(Short problem): Copy, in full, each line of the material that holds the word "this".

═══ Information given

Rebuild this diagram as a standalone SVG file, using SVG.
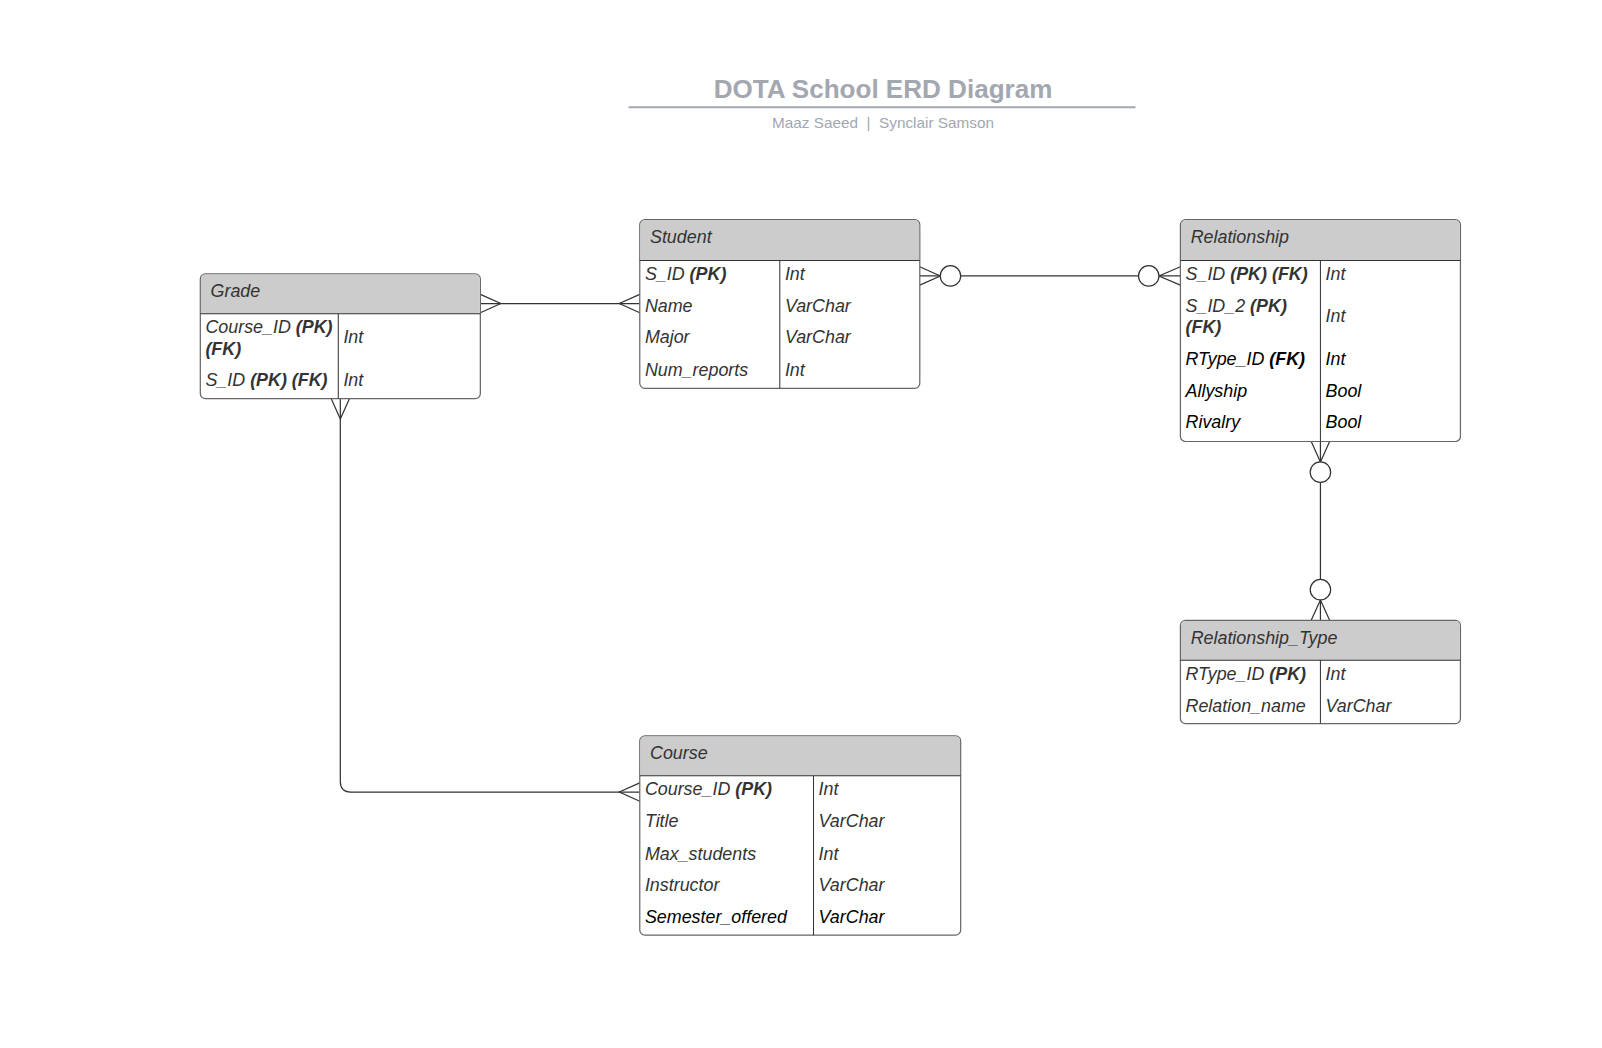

══════
═══ Information given

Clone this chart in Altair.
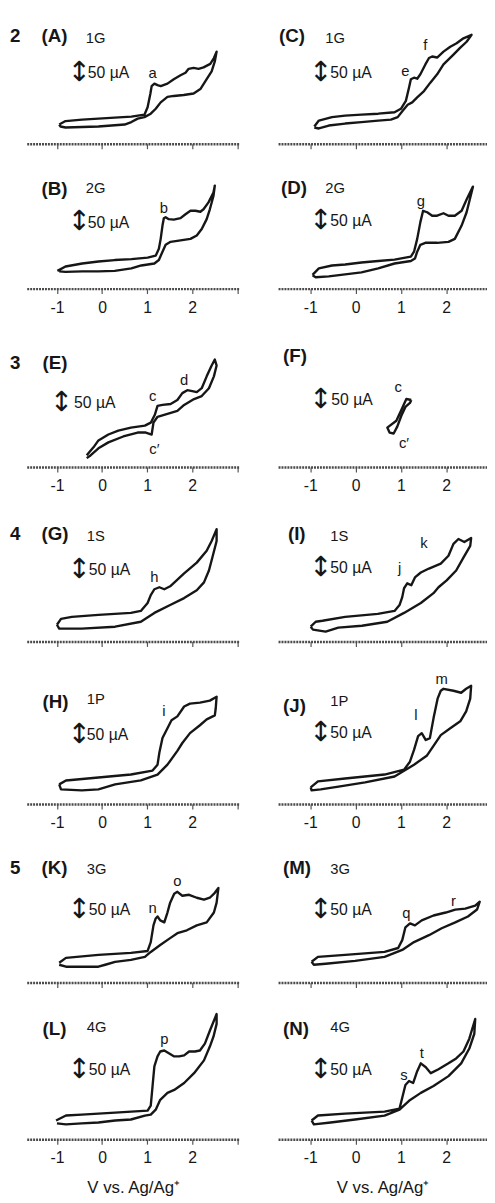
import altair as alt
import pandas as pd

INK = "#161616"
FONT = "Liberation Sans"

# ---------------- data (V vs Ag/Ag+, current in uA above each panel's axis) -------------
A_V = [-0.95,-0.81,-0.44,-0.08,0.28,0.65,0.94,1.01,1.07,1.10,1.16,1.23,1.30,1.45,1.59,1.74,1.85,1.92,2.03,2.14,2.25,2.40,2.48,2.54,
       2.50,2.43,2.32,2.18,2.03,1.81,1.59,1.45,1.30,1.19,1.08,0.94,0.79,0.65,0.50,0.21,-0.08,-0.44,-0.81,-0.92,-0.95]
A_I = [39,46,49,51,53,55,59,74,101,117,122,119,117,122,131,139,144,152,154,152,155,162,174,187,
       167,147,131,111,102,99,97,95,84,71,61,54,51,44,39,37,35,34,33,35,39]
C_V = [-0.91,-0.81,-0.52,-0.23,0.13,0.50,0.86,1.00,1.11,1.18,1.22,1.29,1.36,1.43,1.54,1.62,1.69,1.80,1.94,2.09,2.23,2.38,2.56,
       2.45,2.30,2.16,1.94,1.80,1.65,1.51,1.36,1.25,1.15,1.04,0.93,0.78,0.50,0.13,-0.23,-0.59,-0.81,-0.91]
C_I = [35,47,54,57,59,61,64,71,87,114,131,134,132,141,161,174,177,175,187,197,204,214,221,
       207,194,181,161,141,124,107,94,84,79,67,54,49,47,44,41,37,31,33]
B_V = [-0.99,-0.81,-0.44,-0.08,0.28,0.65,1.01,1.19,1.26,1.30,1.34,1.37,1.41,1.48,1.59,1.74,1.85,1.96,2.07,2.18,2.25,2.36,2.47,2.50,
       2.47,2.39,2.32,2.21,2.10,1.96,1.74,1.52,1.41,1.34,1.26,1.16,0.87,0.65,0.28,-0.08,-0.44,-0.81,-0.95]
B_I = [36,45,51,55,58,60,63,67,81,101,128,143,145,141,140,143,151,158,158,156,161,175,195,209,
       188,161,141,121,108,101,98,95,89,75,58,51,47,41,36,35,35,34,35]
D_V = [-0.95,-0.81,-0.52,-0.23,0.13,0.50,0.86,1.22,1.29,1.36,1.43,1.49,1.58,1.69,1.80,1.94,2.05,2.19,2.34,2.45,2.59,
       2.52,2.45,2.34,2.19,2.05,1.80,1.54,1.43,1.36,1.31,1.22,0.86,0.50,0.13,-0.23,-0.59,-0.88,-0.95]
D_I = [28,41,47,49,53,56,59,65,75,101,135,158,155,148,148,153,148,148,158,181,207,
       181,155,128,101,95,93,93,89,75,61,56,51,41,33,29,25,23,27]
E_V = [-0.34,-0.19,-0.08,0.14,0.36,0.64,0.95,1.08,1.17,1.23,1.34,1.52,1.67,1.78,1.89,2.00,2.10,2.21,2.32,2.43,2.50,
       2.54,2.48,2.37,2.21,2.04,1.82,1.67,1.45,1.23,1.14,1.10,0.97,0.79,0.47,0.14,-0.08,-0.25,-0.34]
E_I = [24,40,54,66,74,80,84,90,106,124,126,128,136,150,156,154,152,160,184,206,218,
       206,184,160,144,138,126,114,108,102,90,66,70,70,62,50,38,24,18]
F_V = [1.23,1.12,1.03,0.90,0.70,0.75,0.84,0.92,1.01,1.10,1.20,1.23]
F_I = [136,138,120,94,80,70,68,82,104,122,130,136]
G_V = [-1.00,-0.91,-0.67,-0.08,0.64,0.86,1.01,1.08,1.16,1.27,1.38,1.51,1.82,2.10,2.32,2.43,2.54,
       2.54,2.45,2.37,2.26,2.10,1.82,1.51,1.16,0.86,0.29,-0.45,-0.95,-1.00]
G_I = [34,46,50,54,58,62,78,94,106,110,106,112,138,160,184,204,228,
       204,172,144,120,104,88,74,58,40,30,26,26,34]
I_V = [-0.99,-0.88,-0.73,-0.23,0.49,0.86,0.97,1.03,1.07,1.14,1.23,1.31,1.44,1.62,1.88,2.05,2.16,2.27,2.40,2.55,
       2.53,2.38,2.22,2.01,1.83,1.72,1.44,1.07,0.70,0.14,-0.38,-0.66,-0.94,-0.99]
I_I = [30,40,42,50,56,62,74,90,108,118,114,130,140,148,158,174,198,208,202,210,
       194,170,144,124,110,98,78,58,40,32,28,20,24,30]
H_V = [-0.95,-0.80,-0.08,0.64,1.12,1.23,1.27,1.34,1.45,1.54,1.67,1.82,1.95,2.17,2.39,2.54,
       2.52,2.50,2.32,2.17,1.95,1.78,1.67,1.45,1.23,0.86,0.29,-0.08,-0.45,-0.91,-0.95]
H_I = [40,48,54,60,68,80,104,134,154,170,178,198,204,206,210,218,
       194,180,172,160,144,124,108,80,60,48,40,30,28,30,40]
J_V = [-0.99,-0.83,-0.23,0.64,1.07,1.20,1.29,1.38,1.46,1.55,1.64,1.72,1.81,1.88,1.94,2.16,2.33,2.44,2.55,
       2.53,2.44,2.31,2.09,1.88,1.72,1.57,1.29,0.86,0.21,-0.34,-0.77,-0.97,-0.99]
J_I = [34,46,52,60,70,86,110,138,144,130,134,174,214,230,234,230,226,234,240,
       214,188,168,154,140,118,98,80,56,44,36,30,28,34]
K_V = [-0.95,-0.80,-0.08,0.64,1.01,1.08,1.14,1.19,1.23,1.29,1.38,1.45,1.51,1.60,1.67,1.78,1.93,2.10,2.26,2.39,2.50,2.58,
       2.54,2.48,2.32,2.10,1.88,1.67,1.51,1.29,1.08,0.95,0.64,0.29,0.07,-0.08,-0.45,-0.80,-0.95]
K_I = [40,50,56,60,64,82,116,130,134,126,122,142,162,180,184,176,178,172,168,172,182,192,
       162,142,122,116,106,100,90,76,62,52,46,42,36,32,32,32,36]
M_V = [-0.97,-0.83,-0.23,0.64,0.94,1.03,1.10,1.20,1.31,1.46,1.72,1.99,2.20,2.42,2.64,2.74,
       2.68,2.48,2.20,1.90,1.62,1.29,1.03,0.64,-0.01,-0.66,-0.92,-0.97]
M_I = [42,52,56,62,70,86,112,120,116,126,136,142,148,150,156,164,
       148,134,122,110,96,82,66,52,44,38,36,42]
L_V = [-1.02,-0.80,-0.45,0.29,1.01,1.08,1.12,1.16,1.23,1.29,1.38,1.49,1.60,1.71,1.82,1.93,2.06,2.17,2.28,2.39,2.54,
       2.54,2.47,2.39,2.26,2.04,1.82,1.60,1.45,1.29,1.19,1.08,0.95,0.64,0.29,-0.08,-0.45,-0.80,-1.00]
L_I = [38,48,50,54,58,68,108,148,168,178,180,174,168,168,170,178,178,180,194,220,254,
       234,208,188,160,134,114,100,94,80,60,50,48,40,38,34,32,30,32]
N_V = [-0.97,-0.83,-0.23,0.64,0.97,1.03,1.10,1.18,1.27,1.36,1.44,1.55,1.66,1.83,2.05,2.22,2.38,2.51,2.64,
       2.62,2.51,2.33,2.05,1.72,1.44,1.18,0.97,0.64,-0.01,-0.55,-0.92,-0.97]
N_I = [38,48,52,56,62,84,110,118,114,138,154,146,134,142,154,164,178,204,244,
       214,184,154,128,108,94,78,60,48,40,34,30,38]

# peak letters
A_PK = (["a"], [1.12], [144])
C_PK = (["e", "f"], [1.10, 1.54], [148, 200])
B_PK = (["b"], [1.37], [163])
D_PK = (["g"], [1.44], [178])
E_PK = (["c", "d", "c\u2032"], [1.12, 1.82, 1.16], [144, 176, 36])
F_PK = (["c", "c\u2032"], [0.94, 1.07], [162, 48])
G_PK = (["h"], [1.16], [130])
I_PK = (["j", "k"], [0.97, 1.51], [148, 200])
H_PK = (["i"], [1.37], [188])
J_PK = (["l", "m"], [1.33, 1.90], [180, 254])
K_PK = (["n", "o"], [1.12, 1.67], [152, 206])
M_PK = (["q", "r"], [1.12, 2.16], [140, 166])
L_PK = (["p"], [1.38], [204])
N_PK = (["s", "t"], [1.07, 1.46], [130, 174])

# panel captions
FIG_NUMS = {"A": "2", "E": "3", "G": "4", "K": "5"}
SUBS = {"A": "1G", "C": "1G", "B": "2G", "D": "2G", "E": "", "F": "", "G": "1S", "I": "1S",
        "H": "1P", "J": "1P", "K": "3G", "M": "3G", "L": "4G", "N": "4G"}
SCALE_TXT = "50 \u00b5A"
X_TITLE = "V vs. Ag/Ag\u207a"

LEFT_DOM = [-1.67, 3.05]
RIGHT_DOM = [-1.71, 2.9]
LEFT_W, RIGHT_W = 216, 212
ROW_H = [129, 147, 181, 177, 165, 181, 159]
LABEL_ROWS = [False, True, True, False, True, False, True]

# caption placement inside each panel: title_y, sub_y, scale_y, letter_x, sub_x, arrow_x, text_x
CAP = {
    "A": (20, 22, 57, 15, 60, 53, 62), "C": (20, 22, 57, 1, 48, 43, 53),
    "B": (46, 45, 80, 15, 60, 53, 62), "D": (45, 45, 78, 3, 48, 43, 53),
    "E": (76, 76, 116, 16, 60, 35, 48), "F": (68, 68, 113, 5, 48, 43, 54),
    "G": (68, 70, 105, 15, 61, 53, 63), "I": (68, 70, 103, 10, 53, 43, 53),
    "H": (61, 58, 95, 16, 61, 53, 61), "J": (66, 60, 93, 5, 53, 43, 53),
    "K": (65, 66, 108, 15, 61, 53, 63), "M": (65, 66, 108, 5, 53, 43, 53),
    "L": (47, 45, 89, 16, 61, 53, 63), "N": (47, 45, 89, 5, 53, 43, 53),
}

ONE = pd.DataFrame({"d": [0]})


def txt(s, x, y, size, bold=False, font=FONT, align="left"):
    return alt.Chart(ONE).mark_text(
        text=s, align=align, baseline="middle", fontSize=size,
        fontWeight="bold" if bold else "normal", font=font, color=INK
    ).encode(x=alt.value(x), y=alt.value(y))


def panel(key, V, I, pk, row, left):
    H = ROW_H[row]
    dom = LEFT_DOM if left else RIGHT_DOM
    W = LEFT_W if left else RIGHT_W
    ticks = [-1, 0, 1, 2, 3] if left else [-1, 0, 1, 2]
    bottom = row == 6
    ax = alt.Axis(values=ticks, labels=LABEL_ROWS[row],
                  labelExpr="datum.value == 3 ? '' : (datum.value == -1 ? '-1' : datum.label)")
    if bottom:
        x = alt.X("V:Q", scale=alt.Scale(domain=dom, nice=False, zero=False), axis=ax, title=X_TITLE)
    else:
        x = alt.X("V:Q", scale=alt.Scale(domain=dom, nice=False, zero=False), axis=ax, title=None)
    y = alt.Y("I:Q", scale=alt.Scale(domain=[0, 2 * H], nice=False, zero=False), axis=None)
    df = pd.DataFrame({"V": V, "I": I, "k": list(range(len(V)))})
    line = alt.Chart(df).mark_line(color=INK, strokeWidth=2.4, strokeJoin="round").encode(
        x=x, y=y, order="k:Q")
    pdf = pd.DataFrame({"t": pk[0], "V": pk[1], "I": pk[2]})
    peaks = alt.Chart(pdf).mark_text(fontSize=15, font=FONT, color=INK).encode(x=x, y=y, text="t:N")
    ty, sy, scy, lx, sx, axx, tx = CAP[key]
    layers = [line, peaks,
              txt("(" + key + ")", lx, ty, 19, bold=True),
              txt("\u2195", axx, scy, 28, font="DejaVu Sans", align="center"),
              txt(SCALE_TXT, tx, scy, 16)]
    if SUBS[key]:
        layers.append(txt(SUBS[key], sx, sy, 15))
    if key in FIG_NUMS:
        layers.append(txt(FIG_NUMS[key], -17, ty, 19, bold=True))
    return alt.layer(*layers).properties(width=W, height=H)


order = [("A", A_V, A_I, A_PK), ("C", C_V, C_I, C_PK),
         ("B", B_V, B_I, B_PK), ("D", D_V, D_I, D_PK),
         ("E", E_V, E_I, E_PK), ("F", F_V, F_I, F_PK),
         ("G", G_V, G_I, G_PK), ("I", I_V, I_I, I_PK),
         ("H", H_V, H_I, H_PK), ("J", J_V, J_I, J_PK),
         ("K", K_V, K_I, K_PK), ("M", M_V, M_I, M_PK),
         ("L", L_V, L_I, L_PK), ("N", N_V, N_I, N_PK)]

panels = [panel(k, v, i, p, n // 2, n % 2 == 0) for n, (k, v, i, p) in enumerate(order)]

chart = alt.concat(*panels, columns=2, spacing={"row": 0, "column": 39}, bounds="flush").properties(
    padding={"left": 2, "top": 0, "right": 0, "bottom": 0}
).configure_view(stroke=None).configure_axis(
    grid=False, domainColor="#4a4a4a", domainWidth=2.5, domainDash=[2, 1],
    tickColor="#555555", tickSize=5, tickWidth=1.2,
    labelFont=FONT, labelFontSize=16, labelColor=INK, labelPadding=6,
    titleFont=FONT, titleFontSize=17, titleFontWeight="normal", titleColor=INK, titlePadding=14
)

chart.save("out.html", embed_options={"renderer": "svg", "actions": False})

══════

(Response):
Rebuild this diagram as a standalone SVG file, using SVG.
Clone this chart in Altair.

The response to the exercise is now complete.